GOAL ->
Make an exact copy of the records, dropping all pictures.

GIVEN RECORDS ->
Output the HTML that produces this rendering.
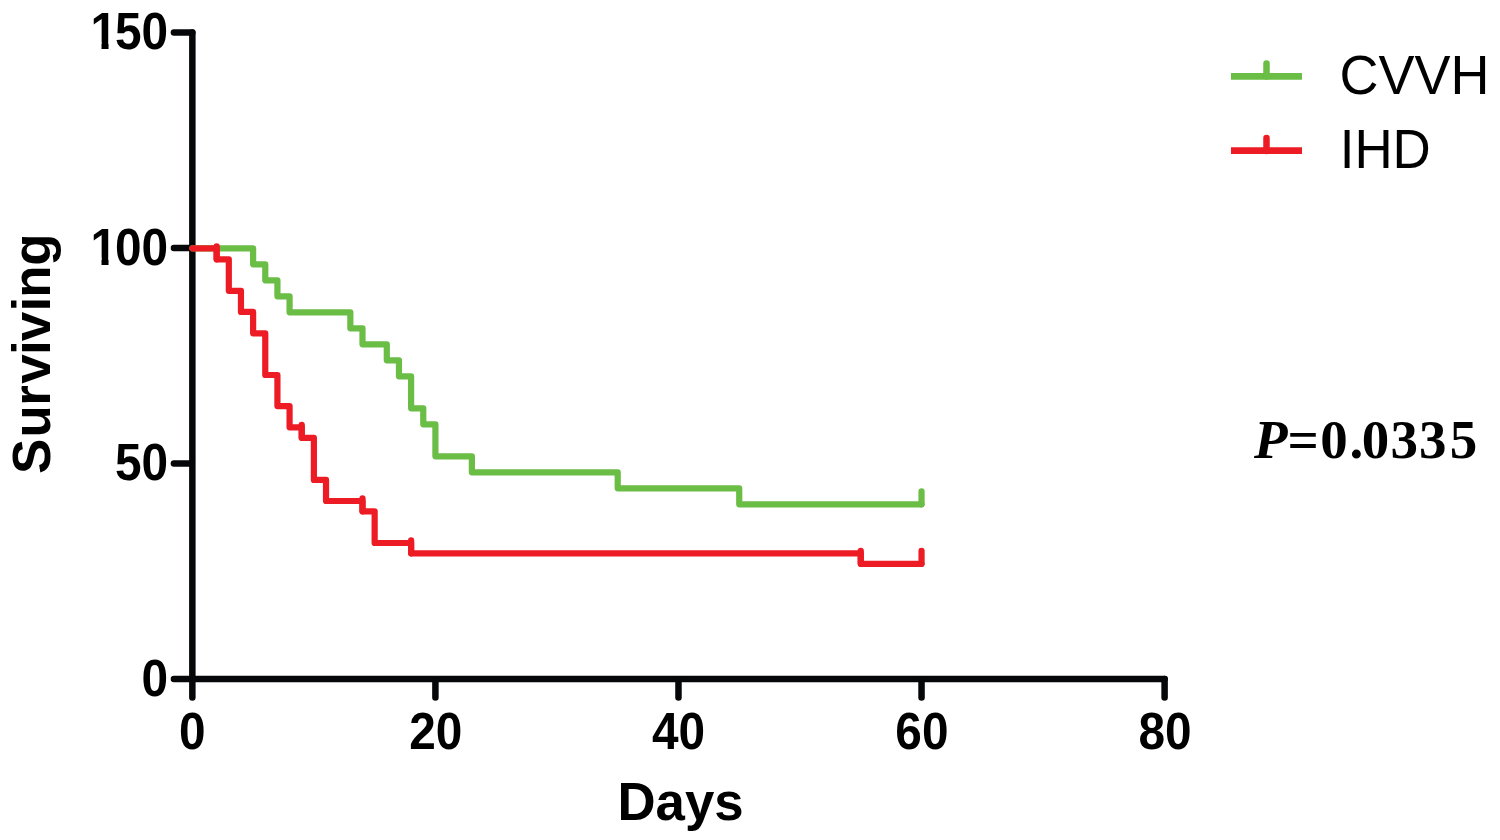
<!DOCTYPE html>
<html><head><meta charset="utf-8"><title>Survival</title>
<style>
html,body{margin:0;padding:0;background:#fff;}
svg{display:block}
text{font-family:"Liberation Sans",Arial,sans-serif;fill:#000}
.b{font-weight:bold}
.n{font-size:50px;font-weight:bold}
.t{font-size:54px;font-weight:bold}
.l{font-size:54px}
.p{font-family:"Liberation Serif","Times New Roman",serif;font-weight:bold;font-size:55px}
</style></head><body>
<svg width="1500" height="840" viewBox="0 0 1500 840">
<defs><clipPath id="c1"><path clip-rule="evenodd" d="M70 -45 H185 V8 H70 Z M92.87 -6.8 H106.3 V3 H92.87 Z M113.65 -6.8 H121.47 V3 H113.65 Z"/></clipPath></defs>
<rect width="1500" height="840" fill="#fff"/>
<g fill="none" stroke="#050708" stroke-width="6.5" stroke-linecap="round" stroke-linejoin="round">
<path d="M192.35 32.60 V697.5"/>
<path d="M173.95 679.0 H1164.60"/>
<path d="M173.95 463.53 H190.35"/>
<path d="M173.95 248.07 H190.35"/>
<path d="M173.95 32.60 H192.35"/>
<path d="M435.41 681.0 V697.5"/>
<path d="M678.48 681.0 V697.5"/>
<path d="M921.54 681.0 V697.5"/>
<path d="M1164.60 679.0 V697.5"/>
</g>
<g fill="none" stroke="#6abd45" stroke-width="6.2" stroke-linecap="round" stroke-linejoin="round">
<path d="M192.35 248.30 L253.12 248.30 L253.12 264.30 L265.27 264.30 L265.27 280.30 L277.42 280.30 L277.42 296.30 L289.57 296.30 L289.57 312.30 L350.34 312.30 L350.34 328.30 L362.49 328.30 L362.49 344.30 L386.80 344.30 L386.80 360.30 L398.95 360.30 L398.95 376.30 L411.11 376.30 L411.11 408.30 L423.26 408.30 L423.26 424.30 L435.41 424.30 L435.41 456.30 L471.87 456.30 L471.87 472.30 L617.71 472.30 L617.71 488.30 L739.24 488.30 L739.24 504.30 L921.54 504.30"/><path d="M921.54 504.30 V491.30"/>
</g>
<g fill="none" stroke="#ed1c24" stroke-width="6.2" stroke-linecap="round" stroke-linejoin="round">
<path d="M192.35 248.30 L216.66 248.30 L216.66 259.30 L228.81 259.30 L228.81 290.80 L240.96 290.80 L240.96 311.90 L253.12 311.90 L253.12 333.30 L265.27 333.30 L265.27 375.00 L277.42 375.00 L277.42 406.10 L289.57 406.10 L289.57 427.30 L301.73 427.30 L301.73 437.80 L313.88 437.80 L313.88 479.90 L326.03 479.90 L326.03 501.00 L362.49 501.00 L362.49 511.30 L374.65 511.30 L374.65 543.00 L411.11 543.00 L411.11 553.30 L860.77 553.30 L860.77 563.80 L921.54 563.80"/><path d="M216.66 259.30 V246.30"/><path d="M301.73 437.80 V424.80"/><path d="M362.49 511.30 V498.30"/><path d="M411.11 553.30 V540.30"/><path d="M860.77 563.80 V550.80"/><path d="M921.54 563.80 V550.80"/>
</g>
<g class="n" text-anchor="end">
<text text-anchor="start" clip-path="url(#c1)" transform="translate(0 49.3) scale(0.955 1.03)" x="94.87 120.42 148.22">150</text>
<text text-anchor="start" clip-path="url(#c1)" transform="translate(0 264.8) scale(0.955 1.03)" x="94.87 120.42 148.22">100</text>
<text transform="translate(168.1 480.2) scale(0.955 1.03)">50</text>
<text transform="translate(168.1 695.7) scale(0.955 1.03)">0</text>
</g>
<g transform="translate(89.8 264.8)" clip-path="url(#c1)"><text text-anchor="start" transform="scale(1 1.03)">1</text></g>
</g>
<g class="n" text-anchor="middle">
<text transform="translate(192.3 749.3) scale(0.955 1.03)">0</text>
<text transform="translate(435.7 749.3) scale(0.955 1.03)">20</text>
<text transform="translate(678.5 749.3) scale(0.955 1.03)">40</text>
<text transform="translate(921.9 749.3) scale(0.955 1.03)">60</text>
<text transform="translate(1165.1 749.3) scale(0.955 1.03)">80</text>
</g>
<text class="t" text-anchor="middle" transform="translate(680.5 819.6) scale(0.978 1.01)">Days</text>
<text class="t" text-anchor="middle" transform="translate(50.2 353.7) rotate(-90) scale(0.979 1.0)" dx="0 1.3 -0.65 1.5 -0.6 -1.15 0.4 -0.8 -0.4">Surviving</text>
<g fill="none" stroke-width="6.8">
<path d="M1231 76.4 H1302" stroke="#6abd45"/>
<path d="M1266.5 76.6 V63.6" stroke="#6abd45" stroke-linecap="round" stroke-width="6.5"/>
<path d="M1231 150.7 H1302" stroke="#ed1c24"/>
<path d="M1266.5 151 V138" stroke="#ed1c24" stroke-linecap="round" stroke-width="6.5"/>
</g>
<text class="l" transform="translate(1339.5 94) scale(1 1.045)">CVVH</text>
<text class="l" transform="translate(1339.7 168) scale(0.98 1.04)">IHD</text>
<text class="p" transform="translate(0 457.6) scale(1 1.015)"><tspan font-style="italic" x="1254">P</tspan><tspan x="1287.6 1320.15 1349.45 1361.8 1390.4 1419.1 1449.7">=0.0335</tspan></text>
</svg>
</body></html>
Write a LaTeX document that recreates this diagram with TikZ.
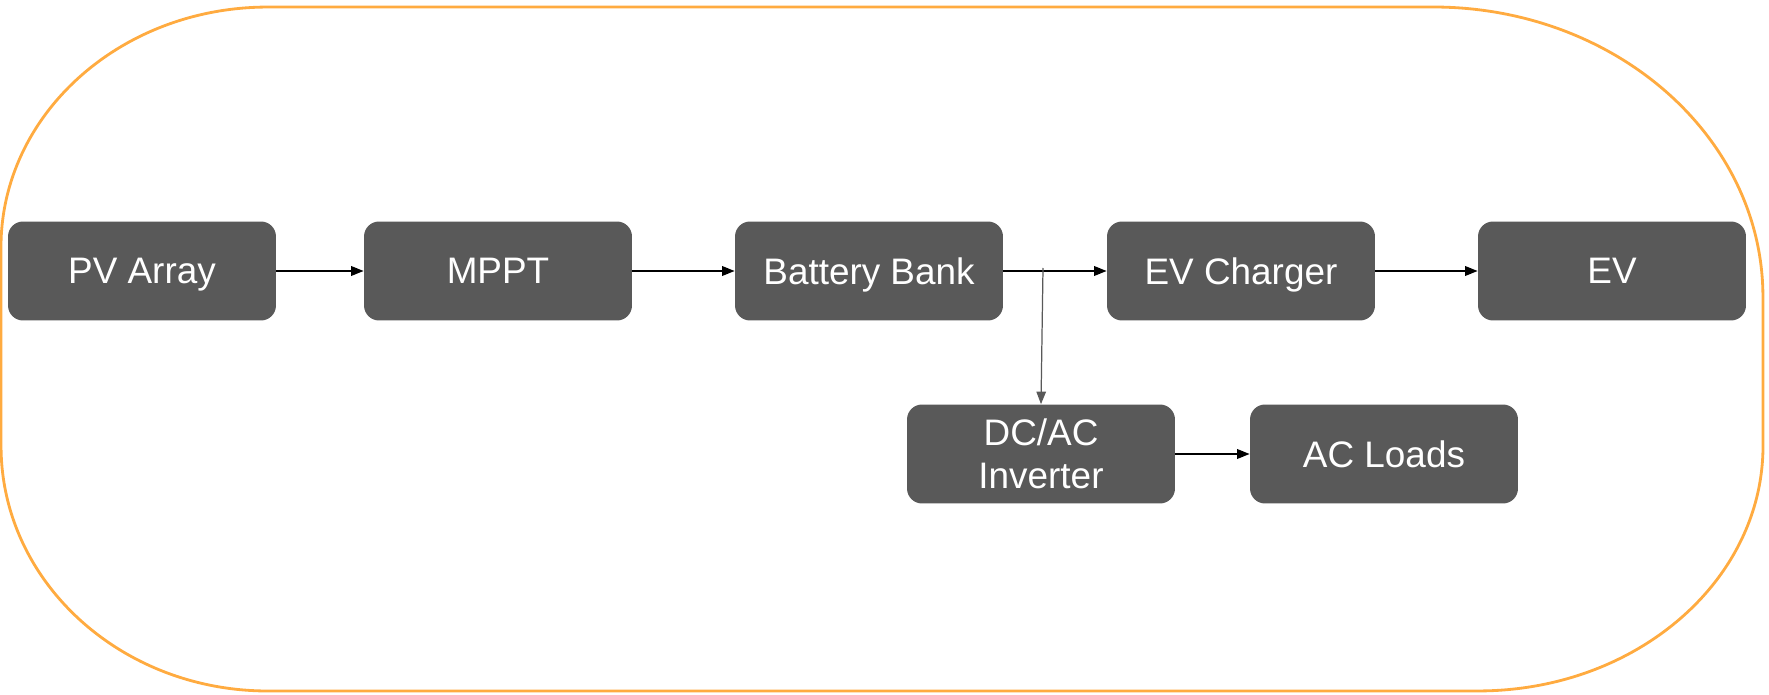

REPLY ->
Output the HTML that produces this rendering.
<!DOCTYPE html>
<html><head><meta charset="utf-8"><title>Survival</title>
<style>
html,body{margin:0;padding:0;background:#fff;}
svg{display:block}
text{font-family:"Liberation Sans",Arial,sans-serif;fill:#000}
.b{font-weight:bold}
.n{font-size:50px;font-weight:bold}
.t{font-size:54px;font-weight:bold}
.l{font-size:54px}
.p{font-family:"Liberation Serif","Times New Roman",serif;font-weight:bold;font-size:55px}
</style></head><body>
<svg width="1500" height="840" viewBox="0 0 1500 840">
<defs><clipPath id="c1"><path clip-rule="evenodd" d="M70 -45 H185 V8 H70 Z M92.87 -6.8 H106.3 V3 H92.87 Z M113.65 -6.8 H121.47 V3 H113.65 Z"/></clipPath></defs>
<rect width="1500" height="840" fill="#fff"/>
<g fill="none" stroke="#050708" stroke-width="6.5" stroke-linecap="round" stroke-linejoin="round">
<path d="M192.35 32.60 V697.5"/>
<path d="M173.95 679.0 H1164.60"/>
<path d="M173.95 463.53 H190.35"/>
<path d="M173.95 248.07 H190.35"/>
<path d="M173.95 32.60 H192.35"/>
<path d="M435.41 681.0 V697.5"/>
<path d="M678.48 681.0 V697.5"/>
<path d="M921.54 681.0 V697.5"/>
<path d="M1164.60 679.0 V697.5"/>
</g>
<g fill="none" stroke="#6abd45" stroke-width="6.2" stroke-linecap="round" stroke-linejoin="round">
<path d="M192.35 248.30 L253.12 248.30 L253.12 264.30 L265.27 264.30 L265.27 280.30 L277.42 280.30 L277.42 296.30 L289.57 296.30 L289.57 312.30 L350.34 312.30 L350.34 328.30 L362.49 328.30 L362.49 344.30 L386.80 344.30 L386.80 360.30 L398.95 360.30 L398.95 376.30 L411.11 376.30 L411.11 408.30 L423.26 408.30 L423.26 424.30 L435.41 424.30 L435.41 456.30 L471.87 456.30 L471.87 472.30 L617.71 472.30 L617.71 488.30 L739.24 488.30 L739.24 504.30 L921.54 504.30"/><path d="M921.54 504.30 V491.30"/>
</g>
<g fill="none" stroke="#ed1c24" stroke-width="6.2" stroke-linecap="round" stroke-linejoin="round">
<path d="M192.35 248.30 L216.66 248.30 L216.66 259.30 L228.81 259.30 L228.81 290.80 L240.96 290.80 L240.96 311.90 L253.12 311.90 L253.12 333.30 L265.27 333.30 L265.27 375.00 L277.42 375.00 L277.42 406.10 L289.57 406.10 L289.57 427.30 L301.73 427.30 L301.73 437.80 L313.88 437.80 L313.88 479.90 L326.03 479.90 L326.03 501.00 L362.49 501.00 L362.49 511.30 L374.65 511.30 L374.65 543.00 L411.11 543.00 L411.11 553.30 L860.77 553.30 L860.77 563.80 L921.54 563.80"/><path d="M216.66 259.30 V246.30"/><path d="M301.73 437.80 V424.80"/><path d="M362.49 511.30 V498.30"/><path d="M411.11 553.30 V540.30"/><path d="M860.77 563.80 V550.80"/><path d="M921.54 563.80 V550.80"/>
</g>
<g class="n" text-anchor="end">
<text text-anchor="start" clip-path="url(#c1)" transform="translate(0 49.3) scale(0.955 1.03)" x="94.87 120.42 148.22">150</text>
<text text-anchor="start" clip-path="url(#c1)" transform="translate(0 264.8) scale(0.955 1.03)" x="94.87 120.42 148.22">100</text>
<text transform="translate(168.1 480.2) scale(0.955 1.03)">50</text>
<text transform="translate(168.1 695.7) scale(0.955 1.03)">0</text>
</g>
<g transform="translate(89.8 264.8)" clip-path="url(#c1)"><text text-anchor="start" transform="scale(1 1.03)">1</text></g>
</g>
<g class="n" text-anchor="middle">
<text transform="translate(192.3 749.3) scale(0.955 1.03)">0</text>
<text transform="translate(435.7 749.3) scale(0.955 1.03)">20</text>
<text transform="translate(678.5 749.3) scale(0.955 1.03)">40</text>
<text transform="translate(921.9 749.3) scale(0.955 1.03)">60</text>
<text transform="translate(1165.1 749.3) scale(0.955 1.03)">80</text>
</g>
<text class="t" text-anchor="middle" transform="translate(680.5 819.6) scale(0.978 1.01)">Days</text>
<text class="t" text-anchor="middle" transform="translate(50.2 353.7) rotate(-90) scale(0.979 1.0)" dx="0 1.3 -0.65 1.5 -0.6 -1.15 0.4 -0.8 -0.4">Surviving</text>
<g fill="none" stroke-width="6.8">
<path d="M1231 76.4 H1302" stroke="#6abd45"/>
<path d="M1266.5 76.6 V63.6" stroke="#6abd45" stroke-linecap="round" stroke-width="6.5"/>
<path d="M1231 150.7 H1302" stroke="#ed1c24"/>
<path d="M1266.5 151 V138" stroke="#ed1c24" stroke-linecap="round" stroke-width="6.5"/>
</g>
<text class="l" transform="translate(1339.5 94) scale(1 1.045)">CVVH</text>
<text class="l" transform="translate(1339.7 168) scale(0.98 1.04)">IHD</text>
<text class="p" transform="translate(0 457.6) scale(1 1.015)"><tspan font-style="italic" x="1254">P</tspan><tspan x="1287.6 1320.15 1349.45 1361.8 1390.4 1419.1 1449.7">=0.0335</tspan></text>
</svg>
</body></html>
Write a LaTeX document that recreates this diagram with TikZ.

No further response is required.